** Start of Material provided **
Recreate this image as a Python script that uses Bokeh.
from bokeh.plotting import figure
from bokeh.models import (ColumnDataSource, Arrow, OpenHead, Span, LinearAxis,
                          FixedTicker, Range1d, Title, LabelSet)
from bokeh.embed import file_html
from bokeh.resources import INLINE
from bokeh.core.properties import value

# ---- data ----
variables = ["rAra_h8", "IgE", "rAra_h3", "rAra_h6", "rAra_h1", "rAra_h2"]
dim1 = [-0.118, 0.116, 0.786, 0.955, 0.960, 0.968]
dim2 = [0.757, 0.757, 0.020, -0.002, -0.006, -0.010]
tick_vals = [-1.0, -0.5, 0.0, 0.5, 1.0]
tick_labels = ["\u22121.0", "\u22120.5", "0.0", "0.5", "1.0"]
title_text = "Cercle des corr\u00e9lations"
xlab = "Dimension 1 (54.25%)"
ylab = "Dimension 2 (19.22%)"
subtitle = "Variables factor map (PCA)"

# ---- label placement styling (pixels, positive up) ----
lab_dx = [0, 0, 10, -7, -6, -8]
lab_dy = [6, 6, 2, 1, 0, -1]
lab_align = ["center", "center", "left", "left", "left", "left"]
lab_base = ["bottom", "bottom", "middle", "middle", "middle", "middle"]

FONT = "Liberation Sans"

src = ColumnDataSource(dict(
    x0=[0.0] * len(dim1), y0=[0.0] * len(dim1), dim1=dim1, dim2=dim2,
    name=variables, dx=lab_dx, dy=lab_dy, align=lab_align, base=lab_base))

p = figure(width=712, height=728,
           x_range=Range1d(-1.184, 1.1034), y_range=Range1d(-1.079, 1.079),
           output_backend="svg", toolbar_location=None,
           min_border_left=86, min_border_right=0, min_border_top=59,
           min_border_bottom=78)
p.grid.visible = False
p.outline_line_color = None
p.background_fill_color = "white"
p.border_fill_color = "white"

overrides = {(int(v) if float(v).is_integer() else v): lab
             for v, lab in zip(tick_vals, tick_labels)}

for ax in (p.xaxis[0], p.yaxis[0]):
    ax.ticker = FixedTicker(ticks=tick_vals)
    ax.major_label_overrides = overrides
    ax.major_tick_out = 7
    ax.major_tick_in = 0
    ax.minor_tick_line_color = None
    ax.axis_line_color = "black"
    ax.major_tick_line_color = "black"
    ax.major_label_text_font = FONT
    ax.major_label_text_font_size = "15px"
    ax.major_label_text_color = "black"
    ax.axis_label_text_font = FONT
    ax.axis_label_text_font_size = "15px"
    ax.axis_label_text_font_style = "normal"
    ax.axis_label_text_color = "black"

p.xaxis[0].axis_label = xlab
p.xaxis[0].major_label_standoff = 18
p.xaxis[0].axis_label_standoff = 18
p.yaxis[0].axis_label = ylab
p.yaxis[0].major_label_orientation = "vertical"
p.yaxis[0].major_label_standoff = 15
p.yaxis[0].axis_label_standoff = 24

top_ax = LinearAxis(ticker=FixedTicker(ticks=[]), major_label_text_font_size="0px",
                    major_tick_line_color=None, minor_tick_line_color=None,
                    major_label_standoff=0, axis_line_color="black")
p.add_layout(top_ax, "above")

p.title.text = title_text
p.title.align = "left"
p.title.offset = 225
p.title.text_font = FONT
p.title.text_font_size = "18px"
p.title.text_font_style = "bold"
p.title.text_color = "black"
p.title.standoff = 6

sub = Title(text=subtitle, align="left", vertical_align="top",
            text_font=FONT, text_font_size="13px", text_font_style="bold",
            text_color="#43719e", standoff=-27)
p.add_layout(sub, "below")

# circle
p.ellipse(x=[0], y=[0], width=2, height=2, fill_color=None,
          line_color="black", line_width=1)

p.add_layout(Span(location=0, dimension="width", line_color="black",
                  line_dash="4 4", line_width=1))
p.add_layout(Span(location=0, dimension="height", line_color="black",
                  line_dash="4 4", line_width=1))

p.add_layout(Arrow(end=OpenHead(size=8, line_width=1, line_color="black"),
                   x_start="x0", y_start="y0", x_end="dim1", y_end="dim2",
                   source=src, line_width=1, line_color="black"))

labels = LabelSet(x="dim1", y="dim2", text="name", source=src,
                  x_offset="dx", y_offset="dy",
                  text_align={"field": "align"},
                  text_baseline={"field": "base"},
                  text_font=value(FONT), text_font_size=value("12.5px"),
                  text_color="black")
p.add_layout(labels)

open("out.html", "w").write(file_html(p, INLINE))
** End of Material provided **
Work to be completed:
Beginning at the top of the data, extract each line through the line containing "from bokeh.core.properties import value" and return those lines exactly, with nothing added.

Response to the exercise:
Recreate this image as a Python script that uses Bokeh.
from bokeh.plotting import figure
from bokeh.models import (ColumnDataSource, Arrow, OpenHead, Span, LinearAxis,
                          FixedTicker, Range1d, Title, LabelSet)
from bokeh.embed import file_html
from bokeh.resources import INLINE
from bokeh.core.properties import value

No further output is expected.